The first step will be to ask the public about its desires for Ground Zero—in a way that begins with all options on the table. The duty of a democratic politics includes the education of its citizenship, the necessary information for informed debate. A good beginning would be a completely open process for soliciting proposals, one in which anyone with an idea for the site would be given an opportunity and a place to be seen and heard. The crowds that now gather in the Winter Garden, where the new schemes are on display, testify both to the strength of feeling and the depth of interest in the future of the site—and to the public’s ability to assimilate architectural and planning ideas. But why just these choices? Why must the LMDC be interposed as gatekeeper, narrowing possibilities instead of helping us to look at every idea that might (or might not) work on the site? Why can’t we have an open invitation to anyone with a cogently drawn plan or intelligibly written text to post it at the Javits Center or the Winter Garden for a month or two in order to draw out the conversation fully?

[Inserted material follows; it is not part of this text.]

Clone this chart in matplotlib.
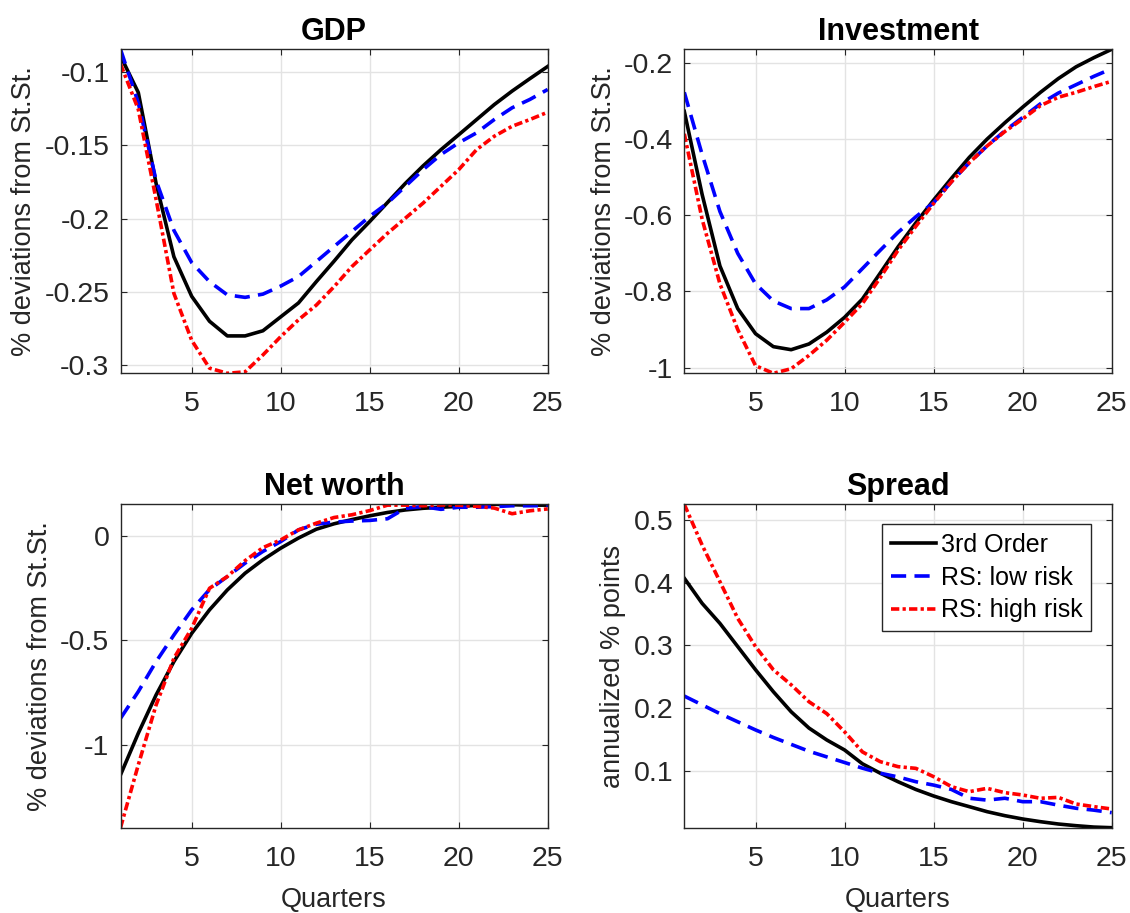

This profusion of ideas (and there are thousands out there) would allow the public to join around a program, to make known its wants, in much the way that such an evanescent coalescence propelled the Towers of Light memorial into being last year. An open process would also allow the public to make fiscal decisions properly its own: to decide how to pay for the memorial, how to compensate stakeholders, if necessary, and what improvements to transit infrastructure to include. Then, and only then, can there be a genuine competition for the entire site. And would it be completely unreasonable for the public to choose the winner? Indeed, the only collectivity that has shown any wisdom during this corrupt and depressing process has been the public, in its decisive rejection of the mediocre work of our mediocre public servants and private entrepreneurs and in its current unwillingness to be distracted by the dazzle of new schemes which simply re-clad the same old program.

The real riposte to terror is an excess of democracy, a flamboyant participation. Although it’s more than improbable—and happily so—that the public will agree unanimously on a solution, the conversation is guaranteed to yield a more forceful and inventive solution than anything we have seen thus far. The process of arriving at the decision would be its own memorial.